The decision, which takes effect in January, came in response to public approval after Fiorentina did just that Sunday after a 2-0 loss to Inter Milan.
Fiorentina lined up near the tunnel leading to the locker room and shook the Inter players’ hands as they left the field.
The gesture by the Tuscan squad came after a good-tempered match, the first game for Fiorentina since the death of coach Cesare Prandelli’s wife.
“It’s something that should be extended to the entire world of football,” AS Roma captain Francesco Totti said.
“Being sporting enemies on the field but then greeting (opponents) as friends after the final whistle.”
Already nicknamed the “third half,” the league will decide on details of the procedure for both Serie A and B at its next meeting on December 13.

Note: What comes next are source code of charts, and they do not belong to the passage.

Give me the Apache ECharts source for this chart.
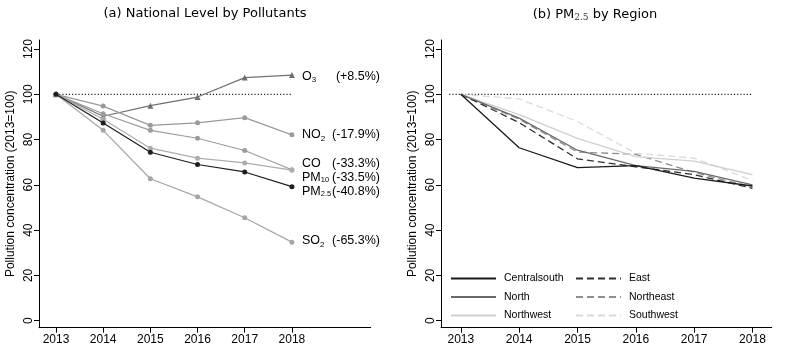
<!DOCTYPE html>
<html><head><meta charset="utf-8">
<script src="https://cdn.jsdelivr.net/npm/echarts@6/dist/echarts.min.js"></script>
<style>html,body{margin:0;padding:0;background:#fff}#c{width:786px;height:349px}</style>
</head><body><div id="c"></div><script>
// ---------- data ----------
const years = [2013, 2014, 2015, 2016, 2017, 2018];
const yTicks = [0, 20, 40, 60, 80, 100, 120];
// Panel (a): national level by pollutant (2013 = 100)
const o3   = [100, 90.3, 95.0, 98.8, 107.4, 108.5];
const no2  = [100, 94.8, 86.3, 87.4, 89.7, 82.1];
const co   = [100, 91.4, 84.1, 80.6, 75.2, 66.7];
const pm10 = [100, 89.0, 76.2, 71.8, 69.7, 66.5];
const pm25 = [100, 87.3, 74.4, 69.0, 65.7, 59.2];
const so2  = [100, 84.1, 62.7, 54.7, 45.5, 34.7];
const pollutantNames = ['O3', 'NO2', 'CO', 'PM10', 'PM2.5', 'SO2'];
const pollutantLabels = ['{n|O}{s|3}', '{n|NO}{s|2}', '{n|CO}', '{n|PM}{t|10}', '{n|PM}{t|2.5}', '{n|SO}{s|2}'];
const pollutantChanges = ['(+8.5%)', '(-17.9%)', '(-33.3%)', '(-33.5%)', '(-40.8%)', '(-65.3%)'];
// Panel (b): PM2.5 by region
const regions = ['Centralsouth', 'North', 'Northwest', 'East', 'Northeast', 'Southwest'];
const centralsouth = [100, 76.4, 67.6, 68.5, 63.0, 59.5];
const north        = [100, 89.5, 75.3, 68.5, 66.0, 60.0];
const northwest    = [100, 91.0, 80.5, 72.5, 70.5, 64.5];
const east         = [100, 87.5, 71.5, 68.0, 64.5, 58.5];
const northeast    = [100, 89.0, 74.5, 73.5, 65.5, 59.0];
const southwest    = [100, 98.0, 88.0, 74.0, 71.8, 62.0];
const refLevel = 100;
const refSpanA = [2013, 2018];
const refSpanB = [2012.8, 2018];

// ---------- chart ----------
const FONT = 'Arial';
const chart = echarts.init(document.getElementById('c'), null, {renderer: 'canvas'});
const pair = arr => arr.map((v, i) => [years[i], v]);

function xAxis(idx, min, max) {
  return {
    type: 'value', gridIndex: idx, min: min, max: max,
    axisLine: {show: true, onZero: false, lineStyle: {color: '#000', width: 1}},
    axisTick: {show: true, customValues: years, length: 5, lineStyle: {color: '#000'}},
    axisLabel: {customValues: years, color: '#000', fontFamily: FONT, fontSize: 12, margin: 6,
      formatter: v => String(v)},
    splitLine: {show: false}
  };
}
function yAxis(idx) {
  return {
    type: 'value', gridIndex: idx, min: -3.1, max: 124,
    name: 'Pollution concentration (2013=100)', nameLocation: 'middle', nameGap: 22,
    nameTextStyle: {color: '#000', fontFamily: FONT, fontSize: 12},
    axisLine: {show: true, onZero: false, lineStyle: {color: '#000', width: 1}},
    axisTick: {show: true, customValues: yTicks, length: 5, lineStyle: {color: '#000'}},
    axisLabel: {customValues: yTicks, rotate: 90, color: '#000', fontFamily: FONT, fontSize: 12, margin: 4},
    splitLine: {show: false}
  };
}

const aColors = ['#707070', '#9a9a9a', '#9c9c9c', '#adadad', '#1e1e1e', '#a6a6a6'];
const aData = [o3, no2, co, pm10, pm25, so2];
const aSeries = aData.map((d, i) => ({
  name: pollutantNames[i], type: 'line', xAxisIndex: 0, yAxisIndex: 0,
  data: pair(d), symbol: i === 0 ? 'triangle' : 'circle', symbolSize: i === 0 ? 6 : 5,
  lineStyle: {color: aColors[i], width: 1.2}, itemStyle: {color: aColors[i]},
  z: i === 4 ? 5 : 3, silent: true, animation: false
}));
const aOrdered = [aSeries[5], aSeries[0], aSeries[1], aSeries[2], aSeries[3], aSeries[4]];

const bStyles = [
  {c: '#1a1a1a', t: 'solid'}, {c: '#6a6a6a', t: 'solid'}, {c: '#cfcfcf', t: 'solid'},
  {c: '#2e2e2e', t: [7, 4]}, {c: '#8e8e8e', t: [7, 4]}, {c: '#dadada', t: [7, 4]}
];
const bData = [centralsouth, north, northwest, east, northeast, southwest];
const bSeries = bData.map((d, i) => ({
  name: regions[i], type: 'line', xAxisIndex: 1, yAxisIndex: 1,
  data: pair(d), symbol: 'none', showSymbol: false,
  lineStyle: {color: bStyles[i].c, width: 1.3, type: bStyles[i].t},
  itemStyle: {color: bStyles[i].c}, z: 10 - i, animation: false
}));

const refA = {type: 'line', xAxisIndex: 0, yAxisIndex: 0, symbol: 'none', silent: true, animation: false,
  data: refSpanA.map(x => [x, refLevel]), lineStyle: {color: '#222', width: 1.2, type: [1.2, 2]}, z: 1};
const refB = {type: 'line', xAxisIndex: 1, yAxisIndex: 1, symbol: 'none', silent: true, animation: false,
  data: refSpanB.map(x => [x, refLevel]), lineStyle: {color: '#222', width: 1.2, type: [1.2, 2]}, z: 1};

const labelY = [76.7, 135, 163.3, 177.7, 191.7, 241];
const rich = {
  n: {fontFamily: FONT, fontSize: 12.5, fill: '#000'},
  s: {fontFamily: FONT, fontSize: 8, fill: '#000', padding: [7, 0, 0, 0]},
  t: {fontFamily: FONT, fontSize: 7.5, fill: '#000', padding: [5, 0, 0, 0]}
};
const graphics = [];
pollutantLabels.forEach((lab, i) => {
  graphics.push({type: 'text', x: 302, y: labelY[i], silent: true,
    style: {text: lab, rich: rich, verticalAlign: 'middle', align: 'left'}});
  graphics.push({type: 'text', x: 380, y: labelY[i], silent: true,
    style: {text: pollutantChanges[i], fontFamily: FONT, fontSize: 12.5, fill: '#000',
      verticalAlign: 'middle', align: 'right'}});
});

const legendCommon = {
  orient: 'vertical', itemWidth: 45, itemHeight: 10, itemGap: 7.5,
  itemStyle: {opacity: 0},
  textStyle: {fontFamily: FONT, fontSize: 10.5, color: '#000', padding: [0, 0, 0, 3]},
  selectedMode: false
};

chart.setOption({
  backgroundColor: '#fff',
  animation: false,
  title: [
    {text: '(a) National Level by Pollutants', left: 200, top: 2, textAlign: 'center',
      textStyle: {fontFamily: '"DejaVu Sans", sans-serif', fontSize: 13, fontWeight: 'normal', color: '#000'}},
    {text: '(b) PM{s|2.5} by Region', left: 590, top: 2, textAlign: 'center',
      textStyle: {fontFamily: '"DejaVu Sans", sans-serif', fontSize: 13, fontWeight: 'normal', color: '#000',
        rich: {s: {fontFamily: '"DejaVu Serif", serif', fontSize: 9, color: '#333', padding: [6, 0, 0, 0]}}}}
  ],
  grid: [
    {left: 39, right: 415.3, top: 40, bottom: 21.3},
    {left: 441, right: 14.3, top: 40, bottom: 21.3}
  ],
  xAxis: [xAxis(0, 2012.64, 2019.67), xAxis(1, 2012.66, 2018.33)],
  yAxis: [yAxis(0), yAxis(1)],
  legend: [
    Object.assign({}, legendCommon, {left: 445, top: 268, data: regions.slice(0, 3)}),
    Object.assign({}, legendCommon, {left: 570, top: 268, data: regions.slice(3)})
  ],
  graphic: graphics,
  series: [refA, refB].concat(aOrdered, bSeries)
});
</script></body></html>
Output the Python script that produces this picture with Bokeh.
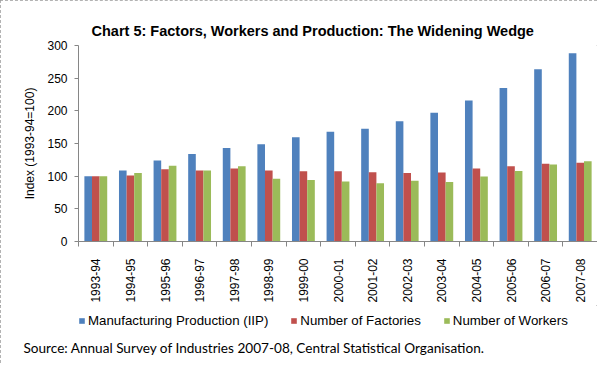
import math
from bokeh.plotting import figure
from bokeh.layouts import column
from bokeh.models import Range1d, FixedTicker, Legend, LegendItem, Title, ColumnDataSource
from bokeh.transform import dodge
from bokeh.embed import file_html
from bokeh.resources import INLINE

years = ["1993-94", "1994-95", "1995-96", "1996-97", "1997-98", "1998-99", "1999-00",
         "2000-01", "2001-02", "2002-03", "2003-04", "2004-05", "2005-06", "2006-07", "2007-08"]
iip = [100, 108.6, 124, 134, 143, 149, 159.5, 168, 172.7, 184, 197, 215.7, 235, 263.6, 288]
factories = [100, 101, 110.6, 108.6, 111.7, 108.6, 107.6, 107.6, 106, 105, 105.6, 111.7, 115, 119, 120.7]
workers = [100, 105, 115.8, 108.6, 115, 96, 94, 92, 89, 93, 91, 99.5, 108, 118, 123]
series_names = ["Manufacturing Production (IIP)", "Number of Factories", "Number of Workers"]
series_cols = ["iip", "fac", "wrk"]
y_ticks = [0, 50, 100, 150, 200, 250, 300]
chart_title = "Chart 5: Factors, Workers and Production: The Widening Wedge"
source_note = "Source: Annual Survey of Industries 2007-08, Central Statistical Organisation."

BLUE, RED, GREEN = "#4F81BD", "#C0504D", "#9BBB59"
COLORS = [BLUE, RED, GREEN]
AXIS = "#868686"
FONT = "Liberation Sans"

idx = list(range(len(years)))
src = ColumnDataSource(dict(x=idx, iip=iip, fac=factories, wrk=workers))

W = 597
p = figure(width=W, height=305, output_backend="svg", toolbar_location=None,
           x_range=Range1d(-0.5, len(years) - 0.5), y_range=Range1d(0, 300),
           min_border_left=78, min_border_right=0, min_border_top=45, min_border_bottom=63)
p.outline_line_color = None
p.xgrid.visible = False
p.ygrid.visible = False
p.background_fill_color = "white"
p.border_fill_color = "white"

bw = 0.22
for k, (col, color) in enumerate(zip(series_cols, COLORS)):
    p.vbar(x=dodge("x", (k - 1) * bw, range=p.x_range), top=col, width=bw, source=src,
           fill_color=color, line_color=None)

# x axis
xa = p.xaxis[0]
xa.ticker = FixedTicker(ticks=idx, minor_ticks=[i - 0.5 for i in range(len(years) + 1)])
xa.major_label_overrides = {i: y for i, y in enumerate(years)}
xa.major_label_orientation = math.pi / 2
xa.major_tick_line_color = None
xa.major_tick_in = 0
xa.major_tick_out = 0
xa.minor_tick_in = 0
xa.minor_tick_out = 5
xa.minor_tick_line_color = AXIS
xa.axis_line_color = AXIS
xa.major_label_standoff = 12
xa.major_label_text_font = FONT
xa.major_label_text_font_size = "12px"
xa.major_label_text_color = "#000000"

# y axis
ya = p.yaxis[0]
ya.ticker = FixedTicker(ticks=y_ticks)
ya.minor_tick_line_color = None
ya.major_tick_in = 0
ya.major_tick_out = 4
ya.major_tick_line_color = AXIS
ya.axis_line_color = AXIS
ya.major_label_standoff = 7
ya.major_label_text_font = FONT
ya.major_label_text_font_size = "12px"
ya.major_label_text_color = "#000000"
ya.axis_label = "Index (1993-94=100)"
ya.axis_label_text_font = FONT
ya.axis_label_text_font_size = "12px"
ya.axis_label_text_font_style = "normal"
ya.axis_label_text_color = "#000000"
ya.axis_label_standoff = 7

p.title.text = chart_title
p.title.align = "left"
p.title.offset = 13
p.title.standoff = 12
p.title.vertical_align = "middle"
p.title.text_font = FONT
p.title.text_font_size = "14.5px"
p.title.text_font_style = "bold"
p.title.text_color = "#000000"

# footer figure: legend + source note
p2 = figure(width=W, height=58, output_backend="svg", toolbar_location=None,
            x_range=Range1d(-0.5, len(years) - 0.5), y_range=Range1d(0, 300),
            min_border_left=78, min_border_right=0, min_border_top=0, min_border_bottom=23)
p2.axis.visible = False
p2.xgrid.visible = False
p2.ygrid.visible = False
p2.outline_line_color = None
p2.background_fill_color = "white"
p2.border_fill_color = "white"

items = []
for name, col, color in zip(series_names, series_cols, COLORS):
    # zero-height bars: only their legend swatch is seen
    r = p2.vbar(x="x", bottom=col, top=col, width=bw, source=src,
                fill_color=color, line_color=None)
    items.append(LegendItem(label=name, renderers=[r]))

legend = Legend(items=items, location=(0, 1), orientation="horizontal",
                glyph_width=7, glyph_height=7, label_standoff=3, spacing=22,
                padding=0, margin=0, border_line_color=None, background_fill_alpha=0,
                label_text_font=FONT, label_text_font_size="13.3px", label_height=14,
                label_text_color="#000000")
p2.add_layout(legend, "center")

p2.add_layout(Title(text=source_note, align="left", offset=-55, standoff=16, vertical_align="bottom",
                    text_font="Lato", text_font_size="13.6px", text_font_style="normal",
                    text_color="#000000"), "below")

layout = column(p, p2, spacing=0)
layout.styles = {"outline": "1px dashed #9a9a9a", "outline-offset": "-1px"}

open("out.html", "w").write(file_html(layout, INLINE))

Handshakes after games have long been a ritual in rugby and ice hockey.
Last month, a Lazio fan was killed by a policeman at a highway rest stop in Tuscany, sparking riots in stadiums and cities across the country.
“This is another gesture to ease tempers and most of all to provide a positive image of what happens on the field and transport it to the stands,” AC Milan coach Carlo Ancelotti said.